(WHAT TO WORK ON) Reproduce exactly the lines from the one containing "The picture is" down to the one containing "PX = DPI / 72.0", including both of those lines, and nothing else.

----- SUPPLIED MATERIAL

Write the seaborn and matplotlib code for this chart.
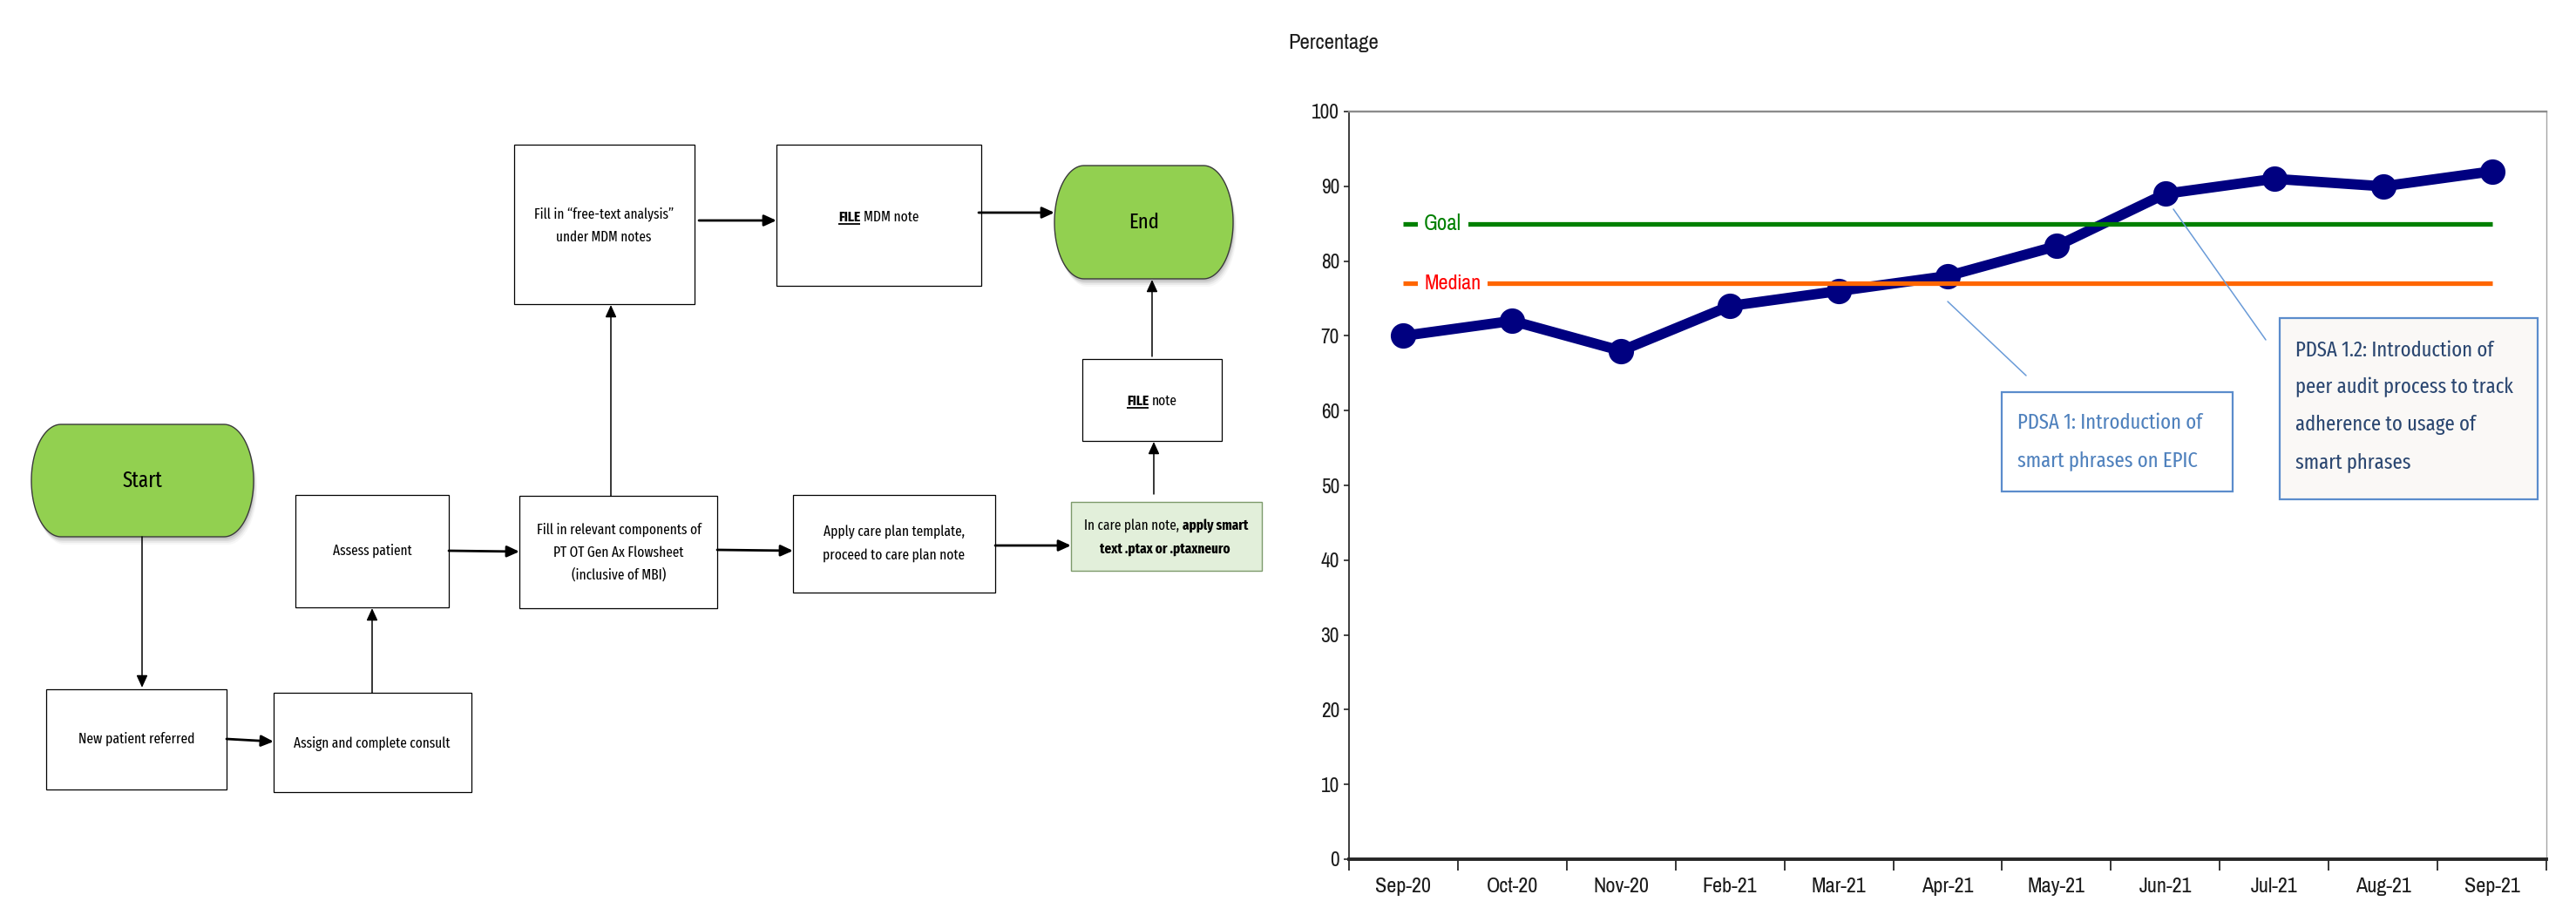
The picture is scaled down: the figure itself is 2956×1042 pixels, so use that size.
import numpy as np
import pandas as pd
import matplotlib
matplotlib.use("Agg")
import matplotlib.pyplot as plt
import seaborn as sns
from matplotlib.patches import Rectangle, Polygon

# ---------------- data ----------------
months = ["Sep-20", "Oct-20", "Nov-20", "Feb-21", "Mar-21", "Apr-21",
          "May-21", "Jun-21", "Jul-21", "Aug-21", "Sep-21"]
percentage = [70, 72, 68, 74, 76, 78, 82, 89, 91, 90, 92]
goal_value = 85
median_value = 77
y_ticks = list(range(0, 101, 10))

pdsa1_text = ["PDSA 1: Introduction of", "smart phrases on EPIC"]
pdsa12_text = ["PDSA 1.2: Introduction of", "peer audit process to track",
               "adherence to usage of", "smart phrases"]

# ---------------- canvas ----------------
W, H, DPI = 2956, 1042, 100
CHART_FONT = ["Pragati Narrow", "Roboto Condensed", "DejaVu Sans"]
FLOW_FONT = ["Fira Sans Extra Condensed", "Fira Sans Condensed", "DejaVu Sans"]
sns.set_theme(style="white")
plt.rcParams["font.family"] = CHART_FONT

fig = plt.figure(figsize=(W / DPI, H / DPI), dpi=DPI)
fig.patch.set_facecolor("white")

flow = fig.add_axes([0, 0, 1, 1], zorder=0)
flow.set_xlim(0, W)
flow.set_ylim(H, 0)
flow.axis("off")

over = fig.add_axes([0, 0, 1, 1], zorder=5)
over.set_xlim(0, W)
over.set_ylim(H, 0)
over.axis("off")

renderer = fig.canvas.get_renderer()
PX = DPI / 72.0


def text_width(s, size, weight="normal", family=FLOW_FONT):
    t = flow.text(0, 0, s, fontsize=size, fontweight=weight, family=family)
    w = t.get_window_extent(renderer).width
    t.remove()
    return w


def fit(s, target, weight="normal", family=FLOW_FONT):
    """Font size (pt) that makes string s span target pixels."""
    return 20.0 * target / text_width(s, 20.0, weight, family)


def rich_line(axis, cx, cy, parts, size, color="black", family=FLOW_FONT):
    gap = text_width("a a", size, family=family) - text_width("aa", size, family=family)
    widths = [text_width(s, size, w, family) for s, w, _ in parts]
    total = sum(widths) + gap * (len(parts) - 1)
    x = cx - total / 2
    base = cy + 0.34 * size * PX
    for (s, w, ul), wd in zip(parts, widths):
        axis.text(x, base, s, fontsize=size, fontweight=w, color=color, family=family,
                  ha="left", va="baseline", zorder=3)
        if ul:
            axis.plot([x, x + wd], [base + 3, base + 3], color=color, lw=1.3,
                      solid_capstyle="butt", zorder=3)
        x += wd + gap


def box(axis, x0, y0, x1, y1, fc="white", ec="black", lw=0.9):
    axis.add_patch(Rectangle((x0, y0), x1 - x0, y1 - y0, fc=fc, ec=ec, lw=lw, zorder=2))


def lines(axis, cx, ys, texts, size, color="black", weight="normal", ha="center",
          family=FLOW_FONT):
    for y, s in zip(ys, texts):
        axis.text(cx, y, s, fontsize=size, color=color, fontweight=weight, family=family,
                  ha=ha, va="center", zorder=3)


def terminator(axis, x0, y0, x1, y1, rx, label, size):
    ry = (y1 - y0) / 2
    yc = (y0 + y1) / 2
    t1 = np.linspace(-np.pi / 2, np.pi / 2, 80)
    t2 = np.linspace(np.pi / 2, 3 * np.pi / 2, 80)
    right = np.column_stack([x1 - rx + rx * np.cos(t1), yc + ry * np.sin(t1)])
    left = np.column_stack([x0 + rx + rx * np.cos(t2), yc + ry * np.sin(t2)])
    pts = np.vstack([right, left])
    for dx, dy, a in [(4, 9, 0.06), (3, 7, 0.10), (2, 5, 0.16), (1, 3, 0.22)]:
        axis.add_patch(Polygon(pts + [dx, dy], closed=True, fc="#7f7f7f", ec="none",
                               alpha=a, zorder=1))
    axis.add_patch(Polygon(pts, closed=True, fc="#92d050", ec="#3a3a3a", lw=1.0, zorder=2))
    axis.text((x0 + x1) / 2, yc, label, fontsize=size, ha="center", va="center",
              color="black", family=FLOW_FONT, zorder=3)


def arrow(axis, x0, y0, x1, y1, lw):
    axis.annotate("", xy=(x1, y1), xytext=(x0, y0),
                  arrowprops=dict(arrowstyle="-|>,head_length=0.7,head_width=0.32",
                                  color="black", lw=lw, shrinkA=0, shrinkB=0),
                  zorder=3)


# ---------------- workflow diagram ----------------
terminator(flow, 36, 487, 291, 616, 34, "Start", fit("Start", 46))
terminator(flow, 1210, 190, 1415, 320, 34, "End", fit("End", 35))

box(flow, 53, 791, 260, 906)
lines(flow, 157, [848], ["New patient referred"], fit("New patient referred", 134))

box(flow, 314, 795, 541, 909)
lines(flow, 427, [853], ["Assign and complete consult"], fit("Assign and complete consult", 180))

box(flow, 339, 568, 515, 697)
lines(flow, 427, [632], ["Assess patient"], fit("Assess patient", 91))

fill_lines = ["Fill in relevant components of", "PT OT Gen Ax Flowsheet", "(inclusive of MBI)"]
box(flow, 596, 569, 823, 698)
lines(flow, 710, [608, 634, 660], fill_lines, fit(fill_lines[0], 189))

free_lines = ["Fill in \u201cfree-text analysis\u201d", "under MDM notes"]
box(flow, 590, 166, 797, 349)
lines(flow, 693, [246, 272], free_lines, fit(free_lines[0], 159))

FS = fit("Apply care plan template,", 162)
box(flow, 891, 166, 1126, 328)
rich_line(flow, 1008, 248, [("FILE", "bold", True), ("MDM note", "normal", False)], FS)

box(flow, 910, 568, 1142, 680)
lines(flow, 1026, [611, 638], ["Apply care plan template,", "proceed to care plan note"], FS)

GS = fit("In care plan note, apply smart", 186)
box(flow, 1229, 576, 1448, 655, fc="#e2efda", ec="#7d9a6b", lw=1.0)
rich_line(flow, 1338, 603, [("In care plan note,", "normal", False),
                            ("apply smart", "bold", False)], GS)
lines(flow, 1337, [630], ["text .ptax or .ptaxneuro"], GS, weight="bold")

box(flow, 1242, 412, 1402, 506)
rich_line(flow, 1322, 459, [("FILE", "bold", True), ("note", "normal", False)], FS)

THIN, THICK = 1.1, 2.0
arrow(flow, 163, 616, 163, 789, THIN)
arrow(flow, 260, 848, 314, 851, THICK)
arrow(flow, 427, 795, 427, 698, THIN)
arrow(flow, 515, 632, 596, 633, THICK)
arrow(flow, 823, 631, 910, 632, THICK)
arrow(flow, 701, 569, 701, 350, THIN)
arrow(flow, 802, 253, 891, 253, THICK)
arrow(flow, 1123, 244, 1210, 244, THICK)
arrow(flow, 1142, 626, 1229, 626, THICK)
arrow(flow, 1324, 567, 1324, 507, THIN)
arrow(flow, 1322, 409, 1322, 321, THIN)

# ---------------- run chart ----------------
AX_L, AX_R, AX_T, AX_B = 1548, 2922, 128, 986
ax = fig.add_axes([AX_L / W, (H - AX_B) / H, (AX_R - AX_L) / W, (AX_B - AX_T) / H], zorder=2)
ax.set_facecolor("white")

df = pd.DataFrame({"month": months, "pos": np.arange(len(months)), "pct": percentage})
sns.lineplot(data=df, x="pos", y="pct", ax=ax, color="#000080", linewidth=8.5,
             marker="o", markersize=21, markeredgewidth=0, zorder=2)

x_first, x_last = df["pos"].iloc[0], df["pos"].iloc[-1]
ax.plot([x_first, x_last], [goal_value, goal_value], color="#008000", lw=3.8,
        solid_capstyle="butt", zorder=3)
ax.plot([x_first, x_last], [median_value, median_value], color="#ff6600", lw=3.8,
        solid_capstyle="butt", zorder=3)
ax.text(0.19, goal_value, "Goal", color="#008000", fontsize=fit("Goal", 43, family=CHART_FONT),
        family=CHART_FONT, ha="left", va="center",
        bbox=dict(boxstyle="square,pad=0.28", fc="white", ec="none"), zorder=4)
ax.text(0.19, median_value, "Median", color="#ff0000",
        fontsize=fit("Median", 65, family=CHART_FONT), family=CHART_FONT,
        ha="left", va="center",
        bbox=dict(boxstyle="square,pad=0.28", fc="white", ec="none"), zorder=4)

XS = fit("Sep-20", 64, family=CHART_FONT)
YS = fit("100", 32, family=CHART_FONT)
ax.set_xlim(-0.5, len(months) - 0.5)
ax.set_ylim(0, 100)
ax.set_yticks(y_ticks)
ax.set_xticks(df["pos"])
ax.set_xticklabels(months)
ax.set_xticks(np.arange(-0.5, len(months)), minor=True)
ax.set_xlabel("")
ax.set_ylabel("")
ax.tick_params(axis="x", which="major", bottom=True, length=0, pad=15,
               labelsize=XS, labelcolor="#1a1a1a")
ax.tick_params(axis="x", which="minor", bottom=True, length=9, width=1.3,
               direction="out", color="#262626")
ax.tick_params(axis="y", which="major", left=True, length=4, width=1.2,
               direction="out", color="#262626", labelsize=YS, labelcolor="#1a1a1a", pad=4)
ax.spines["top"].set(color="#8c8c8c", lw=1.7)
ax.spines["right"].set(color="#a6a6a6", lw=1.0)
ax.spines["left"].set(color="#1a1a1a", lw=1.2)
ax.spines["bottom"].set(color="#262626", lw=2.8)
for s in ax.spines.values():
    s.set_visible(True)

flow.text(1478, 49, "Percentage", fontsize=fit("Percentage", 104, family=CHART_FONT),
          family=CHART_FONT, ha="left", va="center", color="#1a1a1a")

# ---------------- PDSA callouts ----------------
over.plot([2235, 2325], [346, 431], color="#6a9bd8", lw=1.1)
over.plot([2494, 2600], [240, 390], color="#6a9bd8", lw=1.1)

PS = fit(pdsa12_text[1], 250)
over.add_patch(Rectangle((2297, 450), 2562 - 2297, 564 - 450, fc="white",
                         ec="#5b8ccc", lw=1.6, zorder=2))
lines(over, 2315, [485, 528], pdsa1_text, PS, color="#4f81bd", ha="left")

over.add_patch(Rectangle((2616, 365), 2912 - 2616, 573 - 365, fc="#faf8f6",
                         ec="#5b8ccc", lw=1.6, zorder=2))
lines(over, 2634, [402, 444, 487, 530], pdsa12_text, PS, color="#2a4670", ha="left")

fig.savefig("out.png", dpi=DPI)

----------
----- SUPPLIED MATERIAL

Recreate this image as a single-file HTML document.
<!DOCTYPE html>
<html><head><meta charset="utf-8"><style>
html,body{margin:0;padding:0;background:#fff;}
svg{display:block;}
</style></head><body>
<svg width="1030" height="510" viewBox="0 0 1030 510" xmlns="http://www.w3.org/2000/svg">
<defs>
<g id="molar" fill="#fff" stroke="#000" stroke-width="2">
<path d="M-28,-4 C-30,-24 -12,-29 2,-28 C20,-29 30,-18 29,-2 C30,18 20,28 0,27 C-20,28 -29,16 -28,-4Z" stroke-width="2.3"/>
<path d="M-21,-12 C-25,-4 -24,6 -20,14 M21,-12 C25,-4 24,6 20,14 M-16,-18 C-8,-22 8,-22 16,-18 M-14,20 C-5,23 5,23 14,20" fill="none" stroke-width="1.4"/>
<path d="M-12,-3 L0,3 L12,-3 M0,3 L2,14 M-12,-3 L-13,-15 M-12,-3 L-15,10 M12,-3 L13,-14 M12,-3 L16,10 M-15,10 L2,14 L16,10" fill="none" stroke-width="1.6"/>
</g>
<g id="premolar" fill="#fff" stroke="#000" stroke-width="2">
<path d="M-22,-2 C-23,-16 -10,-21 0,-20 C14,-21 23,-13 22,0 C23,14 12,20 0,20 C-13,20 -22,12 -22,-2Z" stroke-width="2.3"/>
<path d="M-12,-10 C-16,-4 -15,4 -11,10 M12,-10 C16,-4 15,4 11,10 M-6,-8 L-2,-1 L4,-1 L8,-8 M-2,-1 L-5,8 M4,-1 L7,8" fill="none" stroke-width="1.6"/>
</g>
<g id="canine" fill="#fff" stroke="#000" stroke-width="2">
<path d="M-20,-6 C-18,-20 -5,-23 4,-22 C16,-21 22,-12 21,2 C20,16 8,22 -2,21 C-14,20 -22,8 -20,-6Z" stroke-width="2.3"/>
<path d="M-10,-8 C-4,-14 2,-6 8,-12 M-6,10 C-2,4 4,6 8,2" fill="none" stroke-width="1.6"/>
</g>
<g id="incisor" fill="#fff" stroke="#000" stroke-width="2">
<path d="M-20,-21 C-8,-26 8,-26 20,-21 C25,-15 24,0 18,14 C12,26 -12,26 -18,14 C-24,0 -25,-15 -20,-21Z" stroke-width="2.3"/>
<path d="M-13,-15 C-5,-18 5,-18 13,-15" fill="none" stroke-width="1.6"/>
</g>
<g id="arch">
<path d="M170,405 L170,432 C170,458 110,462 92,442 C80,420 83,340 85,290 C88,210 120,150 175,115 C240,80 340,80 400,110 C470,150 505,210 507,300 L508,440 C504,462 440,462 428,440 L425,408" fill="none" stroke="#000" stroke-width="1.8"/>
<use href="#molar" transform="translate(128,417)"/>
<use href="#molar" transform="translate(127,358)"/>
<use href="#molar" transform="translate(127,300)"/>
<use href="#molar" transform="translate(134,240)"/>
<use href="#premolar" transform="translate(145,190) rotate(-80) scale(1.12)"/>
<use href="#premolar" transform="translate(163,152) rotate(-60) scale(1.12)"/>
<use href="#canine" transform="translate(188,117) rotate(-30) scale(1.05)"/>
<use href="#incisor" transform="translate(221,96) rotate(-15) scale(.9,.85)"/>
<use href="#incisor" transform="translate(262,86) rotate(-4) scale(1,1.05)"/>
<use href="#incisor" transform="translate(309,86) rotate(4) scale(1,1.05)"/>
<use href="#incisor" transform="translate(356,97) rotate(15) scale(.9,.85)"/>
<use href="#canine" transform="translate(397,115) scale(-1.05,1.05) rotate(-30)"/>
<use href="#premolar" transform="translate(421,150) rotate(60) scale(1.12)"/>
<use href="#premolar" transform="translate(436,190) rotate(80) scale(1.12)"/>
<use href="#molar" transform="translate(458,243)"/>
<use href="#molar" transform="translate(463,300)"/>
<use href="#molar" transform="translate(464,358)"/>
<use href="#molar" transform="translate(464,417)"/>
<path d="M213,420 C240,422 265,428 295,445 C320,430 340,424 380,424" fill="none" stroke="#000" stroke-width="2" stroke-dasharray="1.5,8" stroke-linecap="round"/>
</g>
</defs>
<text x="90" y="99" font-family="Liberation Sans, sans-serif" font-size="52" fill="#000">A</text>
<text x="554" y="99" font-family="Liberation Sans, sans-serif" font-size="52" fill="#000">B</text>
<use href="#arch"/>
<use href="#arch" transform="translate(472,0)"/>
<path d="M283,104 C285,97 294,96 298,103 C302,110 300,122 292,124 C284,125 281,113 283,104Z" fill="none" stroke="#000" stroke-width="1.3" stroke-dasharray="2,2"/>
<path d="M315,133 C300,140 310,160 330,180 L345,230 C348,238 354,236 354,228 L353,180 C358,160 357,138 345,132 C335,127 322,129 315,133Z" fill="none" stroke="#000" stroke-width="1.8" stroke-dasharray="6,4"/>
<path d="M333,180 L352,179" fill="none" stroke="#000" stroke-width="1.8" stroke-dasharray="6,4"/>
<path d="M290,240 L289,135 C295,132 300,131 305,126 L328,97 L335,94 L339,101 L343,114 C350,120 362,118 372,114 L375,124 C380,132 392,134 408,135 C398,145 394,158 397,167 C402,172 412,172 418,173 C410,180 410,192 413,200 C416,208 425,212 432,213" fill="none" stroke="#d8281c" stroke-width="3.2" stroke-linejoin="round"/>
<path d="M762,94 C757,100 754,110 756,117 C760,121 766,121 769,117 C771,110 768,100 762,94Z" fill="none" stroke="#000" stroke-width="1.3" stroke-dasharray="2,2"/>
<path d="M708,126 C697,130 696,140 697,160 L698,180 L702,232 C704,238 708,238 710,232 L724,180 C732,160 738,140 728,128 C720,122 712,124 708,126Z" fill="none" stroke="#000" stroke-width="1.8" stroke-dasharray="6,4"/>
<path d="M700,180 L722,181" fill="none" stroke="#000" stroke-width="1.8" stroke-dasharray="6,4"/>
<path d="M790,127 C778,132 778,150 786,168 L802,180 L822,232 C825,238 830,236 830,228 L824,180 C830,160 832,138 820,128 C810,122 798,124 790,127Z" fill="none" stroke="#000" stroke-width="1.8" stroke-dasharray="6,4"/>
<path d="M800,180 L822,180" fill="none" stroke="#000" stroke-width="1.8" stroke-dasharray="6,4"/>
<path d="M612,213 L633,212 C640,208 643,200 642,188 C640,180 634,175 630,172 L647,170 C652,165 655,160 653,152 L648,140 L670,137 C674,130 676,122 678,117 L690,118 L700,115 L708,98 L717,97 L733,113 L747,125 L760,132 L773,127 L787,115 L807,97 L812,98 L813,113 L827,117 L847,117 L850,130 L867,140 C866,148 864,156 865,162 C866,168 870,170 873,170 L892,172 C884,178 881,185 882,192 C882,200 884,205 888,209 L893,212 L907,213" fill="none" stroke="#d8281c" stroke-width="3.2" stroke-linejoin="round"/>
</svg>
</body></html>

----------

(ANSWER TO THE TASK)
The picture is scaled down: the figure itself is 2956×1042 pixels, so use that size.
import numpy as np
import pandas as pd
import matplotlib
matplotlib.use("Agg")
import matplotlib.pyplot as plt
import seaborn as sns
from matplotlib.patches import Rectangle, Polygon

# ---------------- data ----------------
months = ["Sep-20", "Oct-20", "Nov-20", "Feb-21", "Mar-21", "Apr-21",
          "May-21", "Jun-21", "Jul-21", "Aug-21", "Sep-21"]
percentage = [70, 72, 68, 74, 76, 78, 82, 89, 91, 90, 92]
goal_value = 85
median_value = 77
y_ticks = list(range(0, 101, 10))

pdsa1_text = ["PDSA 1: Introduction of", "smart phrases on EPIC"]
pdsa12_text = ["PDSA 1.2: Introduction of", "peer audit process to track",
               "adherence to usage of", "smart phrases"]

# ---------------- canvas ----------------
W, H, DPI = 2956, 1042, 100
CHART_FONT = ["Pragati Narrow", "Roboto Condensed", "DejaVu Sans"]
FLOW_FONT = ["Fira Sans Extra Condensed", "Fira Sans Condensed", "DejaVu Sans"]
sns.set_theme(style="white")
plt.rcParams["font.family"] = CHART_FONT

fig = plt.figure(figsize=(W / DPI, H / DPI), dpi=DPI)
fig.patch.set_facecolor("white")

flow = fig.add_axes([0, 0, 1, 1], zorder=0)
flow.set_xlim(0, W)
flow.set_ylim(H, 0)
flow.axis("off")

over = fig.add_axes([0, 0, 1, 1], zorder=5)
over.set_xlim(0, W)
over.set_ylim(H, 0)
over.axis("off")

renderer = fig.canvas.get_renderer()
PX = DPI / 72.0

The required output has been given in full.